The basic strategy would still work, big change between now and when this how-to was written is that HTCondor now no longer does security config based only on hostnames, so any config knob that starts with ALLOW_ will need to have valid security identifiers
and not just hostnames.
The SUPER_START recipe is using a very old mechanism that won't work for users that submit to or AP remotely. I would suggest that you delete everything from
to the end of the example configuration.
If you want something like SUPER_START. there are more reliable mechanism available now such as JOB_TRANSFORM_NAMES in the AP.
-tj
From: HTCondor-users <htcondor-users-bounces@xxxxxxxxxxx> on behalf of Nikita Balashov via HTCondor-users <htcondor-users@xxxxxxxxxxx>
Sent: Wednesday, June 26, 2024 8:08 AM To: htcondor-users@xxxxxxxxxxx <htcondor-users@xxxxxxxxxxx> Cc: Nikita Balashov <balashov@xxxxxxx> Subject: [HTCondor-users] Understanding "How to have execute machines belong to multiple pools" configuration Hi,
I'm seeking advice from experts regarding the configuration described
here. It seems to be perfectly matching my use case:
We have three pools, two of which are owned by two different departments and one that is shared by everyone.
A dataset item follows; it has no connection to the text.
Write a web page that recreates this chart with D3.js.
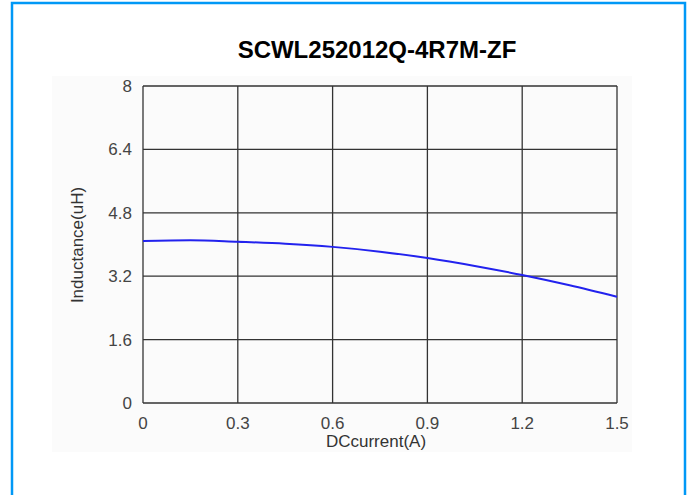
<!DOCTYPE html>
<html>
<head>
<meta charset="utf-8">
<script src="https://cdn.jsdelivr.net/npm/d3@7"></script>
<style>
  body { margin: 0; background: #fff; }
  text { font-family: "Liberation Sans", Arial, sans-serif; }
</style>
</head>
<body>
<svg width="687" height="495"></svg>
<script>
// values
var current = [0, 0.15, 0.3, 0.45, 0.6, 0.75, 0.9, 1.05, 1.2, 1.35, 1.5];
var inductance = [4.09, 4.11, 4.07, 4.02, 3.94, 3.82, 3.66, 3.46, 3.23, 2.97, 2.68];
var xTicks = [0, 0.3, 0.6, 0.9, 1.2, 1.5];
var yTicks = [0, 1.6, 3.2, 4.8, 6.4, 8];

var svg = d3.select("svg");

// blue frame round the whole picture
svg.append("path")
   .attr("d", "M12,500 L12,3 L685,3 L685,500")
   .attr("fill", "none")
   .attr("stroke", "#0098f6")
   .attr("stroke-width", 2.5);

// faint panel behind the chart
svg.append("rect")
   .attr("x", 52).attr("y", 76)
   .attr("width", 580).attr("height", 376)
   .attr("fill", "#fbfbfb");

var x = d3.scaleLinear().domain([0, 1.5]).range([143, 617]);
var y = d3.scaleLinear().domain([0, 8]).range([403, 86]);

// grid
svg.append("g")
   .selectAll("line")
   .data(xTicks)
   .enter()
   .append("line")
   .attr("x1", function(d){ return x(d); })
   .attr("x2", function(d){ return x(d); })
   .attr("y1", y(0))
   .attr("y2", y(8))
   .attr("stroke", "#333")
   .attr("stroke-width", 1.3);

svg.append("g")
   .selectAll("line")
   .data(yTicks)
   .enter()
   .append("line")
   .attr("x1", x(0))
   .attr("x2", x(1.5))
   .attr("y1", function(d){ return y(d); })
   .attr("y2", function(d){ return y(d); })
   .attr("stroke", "#333")
   .attr("stroke-width", 1.3);

// tick labels
svg.append("g")
   .selectAll("text")
   .data(xTicks)
   .enter()
   .append("text")
   .attr("x", function(d){ return x(d); })
   .attr("y", 429)
   .attr("text-anchor", "middle")
   .attr("font-size", 17)
   .attr("fill", "#444")
   .text(function(d){ return d; });

svg.append("g")
   .selectAll("text")
   .data(yTicks)
   .enter()
   .append("text")
   .attr("x", 132)
   .attr("y", function(d){ return y(d) + 6; })
   .attr("text-anchor", "end")
   .attr("font-size", 17)
   .attr("fill", "#444")
   .text(function(d){ return d; });

// curve
var line = d3.line()
   .x(function(d){ return x(d[0]); })
   .y(function(d){ return y(d[1]); })
   .curve(d3.curveMonotoneX);

svg.append("path")
   .datum(d3.zip(current, inductance))
   .attr("d", line)
   .attr("fill", "none")
   .attr("stroke", "#2222ee")
   .attr("stroke-width", 2);

// titles
svg.append("text")
   .attr("x", 377)
   .attr("y", 58)
   .attr("text-anchor", "middle")
   .attr("font-size", 24)
   .attr("font-weight", "bold")
   .attr("fill", "#000")
   .text("SCWL252012Q-4R7M-ZF");

svg.append("text")
   .attr("x", 376)
   .attr("y", 447)
   .attr("text-anchor", "middle")
   .attr("font-size", 17)
   .attr("fill", "#333")
   .text("DCcurrent(A)");

svg.append("text")
   .attr("transform", "translate(83,245) rotate(-90)")
   .attr("text-anchor", "middle")
   .attr("font-size", 17)
   .attr("fill", "#333")
   .text("Inductance(uH)");
</script>
</body>
</html>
The two departments don't mind sharing their resources when they are idle, but they also want to have absolute priority for their own users' jobs
in their pools. So according to the proposed configuration, the "shared" pool could be made into a super-pool, with other pools' WNs reporting to their own CMs and the super pool. In this setup users would submit jobs to their own pools flocking them to the
super-pool. Is the referenced configuration example still applicable in HTCondor 23 and aligns with my use case?